As a district judge, Jackson blocked expedited removal of some unauthorized aliens. The question was whether U.S. Immigration and Customs Enforcement arbitrarily expanded the fast-track process to aliens who had been in the country for longer periods without complying with the APA. Jackson deemed the expansion of removal authority to have been arbitrary and capricious, emphasizing the impact on aliens who had lived in the United States for years. The decision was reversed by the D.C. Circuit, because the underlying statute gave the agency unreviewable discretion over removals (Make the Road New York v. McAleenan (Sept. 27, 2019), reversed on other grounds, Make the Road New York v. Wolf, 962 F.3d 612 (D.C. Cir. 2020)).

Thus chastened, Jackson allowed the government to prevail in a case about the transit rule for processing asylum seekers. Once across the border, even illegally, noncitizens have some procedural rights (8 U.S.C. section 1229). Detention of asylum seekers is statutorily required (8 U.S.C. section 1225). The transit rule required immigration officers to deport putative asylum seekers who had passed through other countries without seeking asylum there first. Immigration advocates complained that transit rule detention procedures were adopted in an arbitrary and capricious fashion and violated asylum seekers’ procedural rights (Las Americas Immigrant Advocacy Center v. Wolf, 507 F. Supp.3d 1 (D.D.C. 2020), appealed, No. 20-5386 (D.C. Cir. 2022).

Jackson dismissed DHS’s arguments about jurisdiction, but upheld transit rule implementation as not violating either the APA or due process. The statute says that plaintiffs can complain about DHS actions being inconsistent with the statute (8 U.S.C. section 1252). Jackson held that this apparent limitation did not preclude APA review of DHS procedures (5 U.S.C. section 704). Thus she retained jurisdiction for a procedural case even though the DHS action was not inconsistent with the expedited removal statute. The credible-fear-of-persecution interview was meant to be a mere initial screening assessment.

Jackson applied the hard-look analysis of State Farm to DHS transit rule detention procedures, finding that the agency examined the relevant data and articulated a satisfactory explanation for its action including a rational connection between the facts found and the choice made. The immigration advocates wanted better detention conditions and access to counseling during the initial sorting process, but DHS had a statutorily valid goal of more efficient processing of noncitizens not entitled to asylum.
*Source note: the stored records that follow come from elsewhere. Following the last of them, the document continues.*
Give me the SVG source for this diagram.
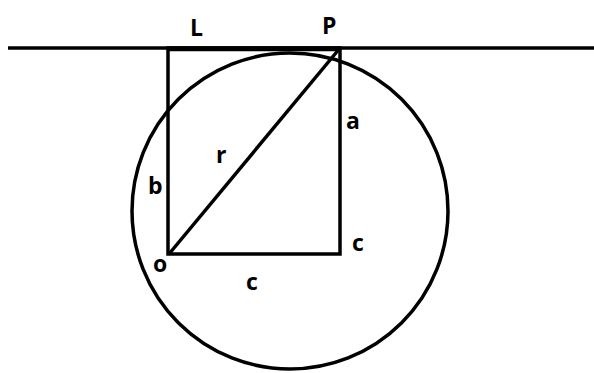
<svg xmlns="http://www.w3.org/2000/svg" width="594" height="373" viewBox="0 0 594 373">
<style>
.ln{stroke:#000;stroke-width:3.5;fill:none;stroke-linecap:butt}
.lb{font-family:"Open Sans","Liberation Sans",Arial,sans-serif;font-weight:bold;font-size:23px;fill:#000}
</style>
<rect width="594" height="373" fill="#fff"/>
<g id="connectors">
<line class="ln" x1="8" y1="48" x2="594" y2="48"/>
<circle class="ln" cx="290" cy="211" r="158"/>
<rect class="ln" x="168" y="48" width="172" height="206"/>
<line class="ln" x1="169" y1="254" x2="340" y2="48"/>
<line class="ln" x1="168" y1="49" x2="340" y2="49" style="stroke-width:4.5"/>
</g>
<g id="labels">
<text class="lb" x="190" y="36">L</text>
<text class="lb" x="322" y="34">P</text>
<text class="lb" x="346" y="129">a</text>
<text class="lb" x="216" y="163">r</text>
<text class="lb" x="148" y="194">b</text>
<text class="lb" x="352" y="251">c</text>
<text class="lb" x="153" y="272">o</text>
<text class="lb" x="246" y="290">c</text>
</g>
</svg>
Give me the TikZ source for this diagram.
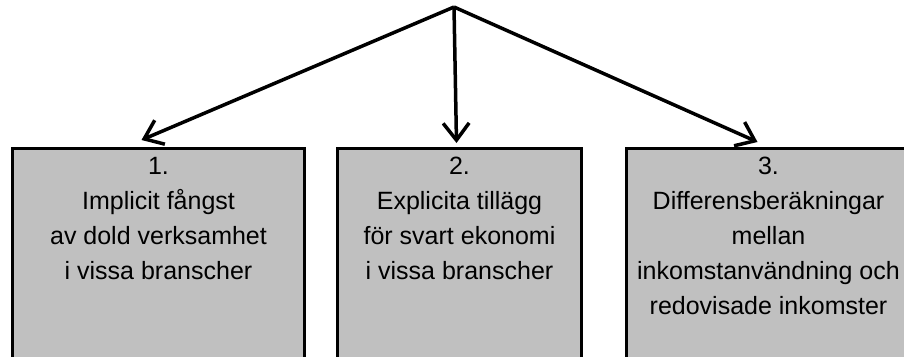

Congress makes the laws, and delineates federal court jurisdiction and the scope of judicial review of nonconstitutional questions about them. Federal courts don’t make the rules about which cases they are allowed to hear or which administrative processes they can review. Jackson writes long, meticulously detailed opinions. She doesn’t hide the ball about what she is doing. She’s asserting jurisdiction and using procedural rules to reverse agency decisions on controversial issues in ways that Congress may not have intended.

“The important question for tax is whether, on the Supreme Court, the new justice would be similarly inclined to look through Treasury/IRS’s formal actions and explanations in order to consider perhaps underlying motivations,” Johnson speculated.